The years up to World War I were marked by the unstable but thoroughly conservative governments of the Third Republic. The trade union movement unified in 1895 to form the Confédération Générale du Travail (CGT), and in 1905 Jean Jaurès and Jules Guesde founded the Parti Socialiste (also known as the SFIO). On the extreme right, fascism began to make its ugly appearance with Maurras' proto-Brownshirt organization, the Camelots du Roi, which inaugurated another French tradition, of violence and thuggery on the far Right.

Yet despite – or maybe in some way because of – these tensions and contradictions, Paris provided the supremely inspiring environment for a concentration of artists and writers – the so-called Bohemians, both French and foreign – such as Western culture has rarely seen. Impressionism, Fauvism and Cubism were all born in Paris in this period, while French poets like Apollinaire, Laforgue, Max Jacob, Blaise Cendrars and André Breton were preparing the way for Surrealism, concrete poetry and symbolism. Film, too, saw its first developments. After World War I, Paris remained the world's art centre, with an injection of foreign blood and a shift of venue from Montmartre to Montparnasse.
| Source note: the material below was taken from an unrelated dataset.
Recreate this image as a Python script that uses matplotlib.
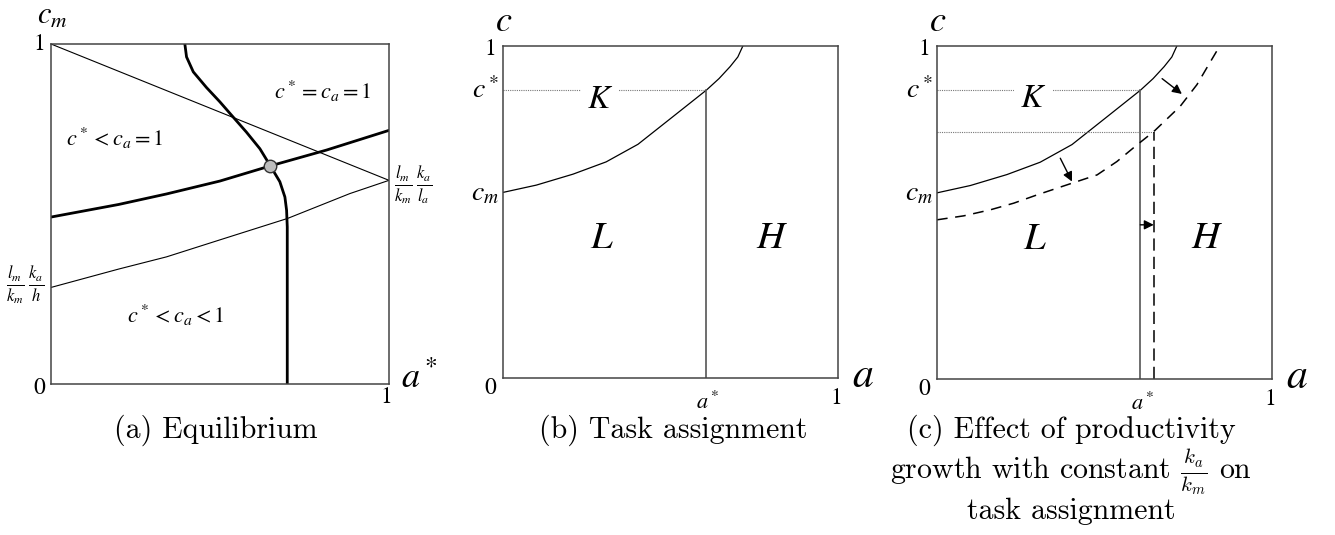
import numpy as np
import matplotlib
matplotlib.use("Agg")
import matplotlib.pyplot as plt

# ---- panel (a): equilibrium curves, (a*, c_m) on the unit square ----
fall_a = [0.0, 1.0]
fall_c = [1.0, 0.599]

low_a = [0.0, 0.2, 0.342, 0.5, 0.7, 0.884, 1.0]
low_c = [0.284, 0.338, 0.374, 0.424, 0.487, 0.56, 0.599]

rise_a = [0.0, 0.2, 0.342, 0.5, 0.649, 0.815, 1.0]
rise_c = [0.491, 0.528, 0.559, 0.597, 0.6415, 0.688, 0.746]

s_a = [0.396, 0.401, 0.421, 0.460, 0.4995, 0.539, 0.578, 0.618, 0.649,
       0.677, 0.692, 0.697, 0.699, 0.699]
s_c = [1.0, 0.962, 0.918, 0.872, 0.830, 0.785, 0.741, 0.692, 0.6415,
       0.595, 0.550, 0.511, 0.462, 0.0]

eq_a, eq_c = 0.649, 0.6415

# ---- panels (b), (c): task assignment frontier ----
front_a = [0.0, 0.0995, 0.209, 0.308, 0.403, 0.507, 0.607, 0.645, 0.678, 0.701, 0.716]
front_c = [0.559, 0.581, 0.614, 0.651, 0.704, 0.787, 0.867, 0.902, 0.938, 0.967, 1.0]
a_star, c_star = 0.607, 0.867

# frontier after productivity growth
new_a = [0.0, 0.080, 0.159, 0.229, 0.299, 0.373, 0.478, 0.537, 0.597, 0.647,
         0.726, 0.776, 0.811, 0.844]
new_c = [0.478, 0.490, 0.508, 0.528, 0.553, 0.578, 0.613, 0.653, 0.703, 0.743,
         0.819, 0.884, 0.944, 1.0]
a_new, c_new = 0.647, 0.743

# shift arrows (start, end)
shift_arrows = [((0.368, 0.663), (0.403, 0.593)),
                ((0.672, 0.902), (0.731, 0.856)),
                ((0.607, 0.463), (0.647, 0.463))]

W, H = 1335, 535
fig = plt.figure(figsize=(W / 100, H / 100), dpi=100)

def px_axes(left, top, right, bottom):
    return fig.add_axes([left / W, 1 - bottom / H, (right - left) / W, (bottom - top) / H])

ax_a = px_axes(51, 44, 389, 384)
ax_b = px_axes(503, 46, 838, 378)
ax_c = px_axes(937, 46, 1272, 379)

for ax in (ax_a, ax_b, ax_c):
    ax.set_xlim(0, 1)
    ax.set_ylim(0, 1)
    ax.set_xticks([])
    ax.set_yticks([])
    for sp in ax.spines.values():
        sp.set_color("#444444")
        sp.set_linewidth(1.1)

tick_kw = dict(family="STIXGeneral", fontsize=17, color="black")
math_kw = dict(math_fontfamily="stix", color="black")

# ---------------- (a) ----------------
ax_a.plot(fall_a, fall_c, color="black", lw=0.8)
ax_a.plot(low_a, low_c, color="black", lw=0.8)
ax_a.plot(rise_a, rise_c, color="black", lw=2.0)
ax_a.plot(s_a, s_c, color="black", lw=2.0)
ax_a.plot([eq_a], [eq_c], "o", ms=9, mfc="#bdbdbd", mec="#333333", mew=1.0, zorder=5)

ax_a.text(-0.018, 1.0, "1", ha="right", va="center", **tick_kw)
ax_a.text(-0.018, -0.012, "0", ha="right", va="center", **tick_kw)
ax_a.text(0.991, -0.04, "1", ha="center", va="center", **tick_kw)
ax_a.text(1.035, -0.012, r"$a^*$", ha="left", va="baseline", fontsize=26, **math_kw)
ax_a.text(-0.04, 1.085, r"$c_m$", ha="left", va="center", fontsize=22, **math_kw)
ax_a.text(0.805, 0.862, r"$c^*=c_a=1$", ha="center", va="center", fontsize=16, **math_kw)
ax_a.text(0.189, 0.721, r"$c^*<c_a=1$", ha="center", va="center", fontsize=16, **math_kw)
ax_a.text(0.37, 0.203, r"$c^*<c_a<1$", ha="center", va="center", fontsize=16, **math_kw)
ax_a.text(1.015, 0.585, r"$\frac{l_m}{k_m}\,\frac{k_a}{l_a}$", ha="left", va="center",
          fontsize=17, **math_kw)
ax_a.text(-0.02, 0.291, r"$\frac{l_m}{k_m}\,\frac{k_a}{h}$", ha="right", va="center",
          fontsize=17, **math_kw)

# ---------------- (b) and (c) ----------------
def assignment_panel(ax, k_xy, l_xy, h_xy, a_lab_x):
    ax.plot(front_a, front_c, color="black", lw=0.9)
    ax.plot([0, a_star], [c_star, c_star], color="#777777", lw=0.8, ls=(0, (1, 1)))
    ax.plot([a_star, a_star], [0, c_star], color="#555555", lw=1.2)
    ax.text(*k_xy, r"$K$", ha="center", va="center", fontsize=24,
            bbox=dict(fc="white", ec="none", pad=4), **math_kw)
    ax.text(*l_xy, r"$L$", ha="center", va="center", fontsize=28, **math_kw)
    ax.text(*h_xy, r"$H$", ha="center", va="center", fontsize=28, **math_kw)
    ax.text(0.003, 1.075, r"$c$", ha="center", va="center", fontsize=26, **math_kw)
    ax.text(-0.02, 0.99, "1", ha="right", va="center", **tick_kw)
    ax.text(-0.02, -0.03, "0", ha="right", va="center", **tick_kw)
    ax.text(0.994, -0.06, "1", ha="center", va="center", **tick_kw)
    ax.text(-0.012, c_star, r"$c^*$", ha="right", va="center", fontsize=20, **math_kw)
    ax.text(-0.012, front_c[0], r"$c_m$", ha="right", va="center", fontsize=20, **math_kw)
    ax.text(a_lab_x, -0.07, r"$a^*$", ha="center", va="center", fontsize=16, **math_kw)
    ax.text(1.042, -0.027, r"$a$", ha="left", va="baseline", fontsize=30, **math_kw)

assignment_panel(ax_b, (0.29, 0.843), (0.296, 0.425), (0.803, 0.425), 0.612)
assignment_panel(ax_c, (0.287, 0.844), (0.293, 0.423), (0.806, 0.426), 0.615)

ax_c.plot(new_a, new_c, color="black", lw=1.1, dashes=(7, 5))
ax_c.plot([0, a_new], [c_new, c_new], color="#777777", lw=0.8, ls=(0, (1, 1)))
ax_c.plot([a_new, a_new], [0, c_new], color="black", lw=1.1, dashes=(8, 4))
for (x0, y0), (x1, y1) in shift_arrows:
    ax_c.annotate("", xy=(x1, y1), xytext=(x0, y0),
                  arrowprops=dict(arrowstyle="-|>", color="black", lw=1.0,
                                  mutation_scale=14, shrinkA=0, shrinkB=0))

# ---------------- captions ----------------
cap_kw = dict(family="cmr10", math_fontfamily="cm", fontsize=21.5, ha="center", va="center")
fig.text(216 / W, 1 - 430 / H, "(a) Equilibrium", **cap_kw)
fig.text(673 / W, 1 - 430 / H, "(b) Task assignment", **cap_kw)
fig.text(1071 / W, 1 - 430 / H, "(c) Effect of productivity", **cap_kw)
fig.text(1071 / W, 1 - 472 / H, r"growth with constant $\frac{k_a}{k_m}$ on", **cap_kw)
fig.text(1071 / W, 1 - 511 / H, "task assignment", **cap_kw)

fig.savefig("out.png", dpi=100)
As Depression deepened in the 1930s and Nazi power across the Rhine became more menacing, politicized thuggery grew rife in Paris, culminating in a pitched battle outside the Chamber of Deputies in February 1934. (Socialist leader Léon Blum was only saved from being lynched by a funeral cortege through the intervention of some building workers who happened to notice what was going on in the street below.) The effect of this fascist activism was to unite the Left, including the Communists, led by the Stalinist Maurice Thorez, in the Popular Front. When they won the 1936 elections with a handsome majority in the Chamber, there followed a wave of strikes and factory sit-ins. Frightened by the apparently revolutionary situation, the major employers signed the Matignon Agreement with Blum – now Prime Minister – which provided for wage increases, nationalization of the armaments industry and partial nationalization of the Bank of France, a forty-hour week, paid annual leave and collective bargaining on wages. These reforms were pushed through parliament, but when Blum tried to introduce exchange controls to check the flight of capital the Senate threw the proposal out and he resigned. The Left returned to opposition, where it remained, with the exception of coalition governments, until 1981. Most of the Popular Front's reforms were promptly undone.